_Directions:_ Find every line with "chart" in it, then report how many there are and nothing more.

----------------------------------------

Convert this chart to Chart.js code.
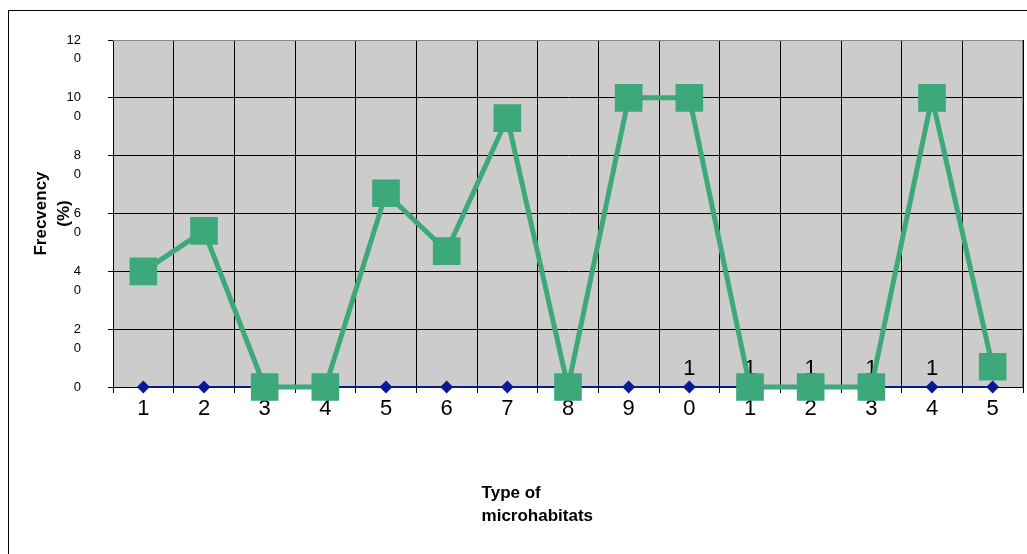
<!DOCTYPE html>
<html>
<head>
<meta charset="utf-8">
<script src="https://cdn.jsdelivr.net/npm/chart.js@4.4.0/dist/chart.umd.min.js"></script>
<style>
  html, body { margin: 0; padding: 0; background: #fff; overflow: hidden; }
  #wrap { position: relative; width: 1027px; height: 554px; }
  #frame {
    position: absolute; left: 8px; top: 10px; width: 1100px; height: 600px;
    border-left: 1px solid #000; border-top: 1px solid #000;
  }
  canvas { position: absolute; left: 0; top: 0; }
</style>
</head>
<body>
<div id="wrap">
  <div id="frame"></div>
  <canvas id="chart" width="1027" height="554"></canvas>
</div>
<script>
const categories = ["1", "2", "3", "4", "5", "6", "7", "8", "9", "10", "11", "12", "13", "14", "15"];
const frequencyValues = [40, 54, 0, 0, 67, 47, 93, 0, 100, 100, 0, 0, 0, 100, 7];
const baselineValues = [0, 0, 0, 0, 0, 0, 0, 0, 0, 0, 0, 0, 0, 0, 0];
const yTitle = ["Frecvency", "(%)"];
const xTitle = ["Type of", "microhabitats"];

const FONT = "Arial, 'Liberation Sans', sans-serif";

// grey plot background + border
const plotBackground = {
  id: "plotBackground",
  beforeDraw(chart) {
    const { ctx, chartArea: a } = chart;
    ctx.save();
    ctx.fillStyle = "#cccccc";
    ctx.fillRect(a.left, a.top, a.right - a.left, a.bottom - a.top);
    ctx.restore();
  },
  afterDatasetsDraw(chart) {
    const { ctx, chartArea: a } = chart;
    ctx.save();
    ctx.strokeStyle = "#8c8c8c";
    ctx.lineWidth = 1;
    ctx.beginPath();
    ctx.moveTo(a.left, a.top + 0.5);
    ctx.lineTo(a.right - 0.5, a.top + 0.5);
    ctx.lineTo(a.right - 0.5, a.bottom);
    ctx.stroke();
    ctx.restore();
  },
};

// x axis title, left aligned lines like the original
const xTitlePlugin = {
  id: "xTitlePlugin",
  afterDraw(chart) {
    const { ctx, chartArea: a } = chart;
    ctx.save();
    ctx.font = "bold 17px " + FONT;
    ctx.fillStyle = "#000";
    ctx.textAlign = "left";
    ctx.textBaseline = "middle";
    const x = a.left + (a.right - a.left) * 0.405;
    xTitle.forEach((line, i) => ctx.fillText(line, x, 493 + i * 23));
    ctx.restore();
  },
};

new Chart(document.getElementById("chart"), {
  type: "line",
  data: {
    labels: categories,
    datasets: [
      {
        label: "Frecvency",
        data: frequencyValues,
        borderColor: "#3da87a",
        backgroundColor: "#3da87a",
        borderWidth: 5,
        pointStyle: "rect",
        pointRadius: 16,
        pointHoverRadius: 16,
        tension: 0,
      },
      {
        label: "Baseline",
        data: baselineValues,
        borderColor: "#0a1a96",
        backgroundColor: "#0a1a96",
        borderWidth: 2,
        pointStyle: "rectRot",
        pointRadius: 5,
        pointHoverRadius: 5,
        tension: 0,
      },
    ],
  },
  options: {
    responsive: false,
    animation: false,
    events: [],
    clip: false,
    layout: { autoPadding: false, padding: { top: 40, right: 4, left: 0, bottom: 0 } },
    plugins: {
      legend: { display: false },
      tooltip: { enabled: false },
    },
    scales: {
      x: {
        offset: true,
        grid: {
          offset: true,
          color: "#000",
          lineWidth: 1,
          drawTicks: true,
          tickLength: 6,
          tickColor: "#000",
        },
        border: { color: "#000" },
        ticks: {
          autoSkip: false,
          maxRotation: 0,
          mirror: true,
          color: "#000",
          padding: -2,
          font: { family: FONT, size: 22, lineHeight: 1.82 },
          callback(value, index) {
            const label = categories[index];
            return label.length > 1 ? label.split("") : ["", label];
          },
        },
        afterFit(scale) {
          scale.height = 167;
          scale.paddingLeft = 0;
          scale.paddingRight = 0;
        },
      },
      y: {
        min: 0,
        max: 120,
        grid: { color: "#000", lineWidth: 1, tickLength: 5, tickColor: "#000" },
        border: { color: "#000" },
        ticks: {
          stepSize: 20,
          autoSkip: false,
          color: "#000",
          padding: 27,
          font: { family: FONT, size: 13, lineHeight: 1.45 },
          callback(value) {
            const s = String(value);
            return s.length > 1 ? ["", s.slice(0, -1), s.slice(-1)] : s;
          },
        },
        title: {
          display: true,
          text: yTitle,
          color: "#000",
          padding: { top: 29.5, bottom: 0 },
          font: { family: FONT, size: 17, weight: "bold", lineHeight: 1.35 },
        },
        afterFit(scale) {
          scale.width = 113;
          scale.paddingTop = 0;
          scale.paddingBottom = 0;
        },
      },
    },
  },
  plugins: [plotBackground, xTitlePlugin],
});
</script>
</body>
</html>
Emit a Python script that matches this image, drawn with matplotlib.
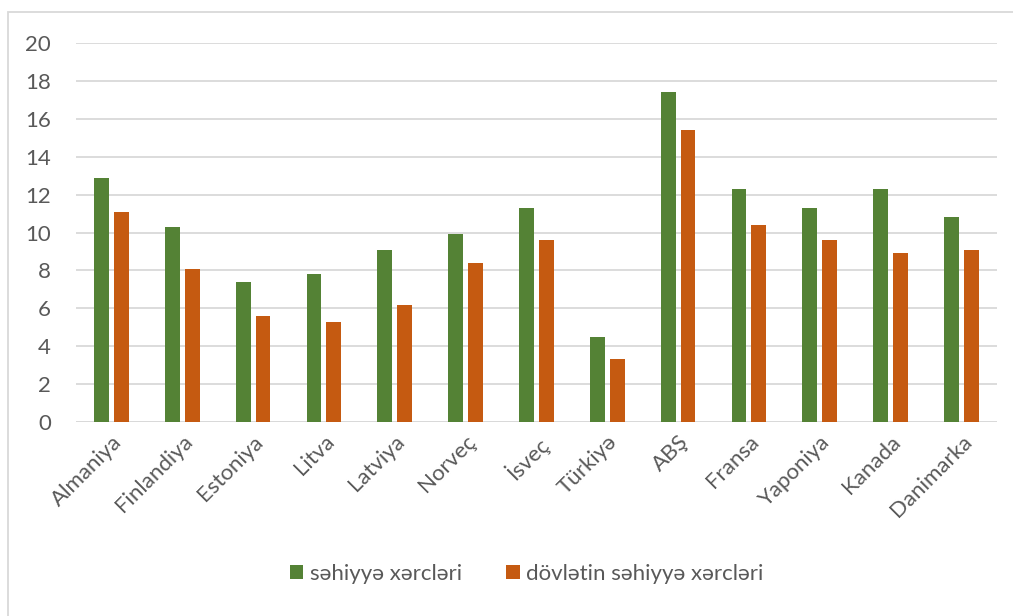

----------------------------------------

_Solution to the problem:_ 10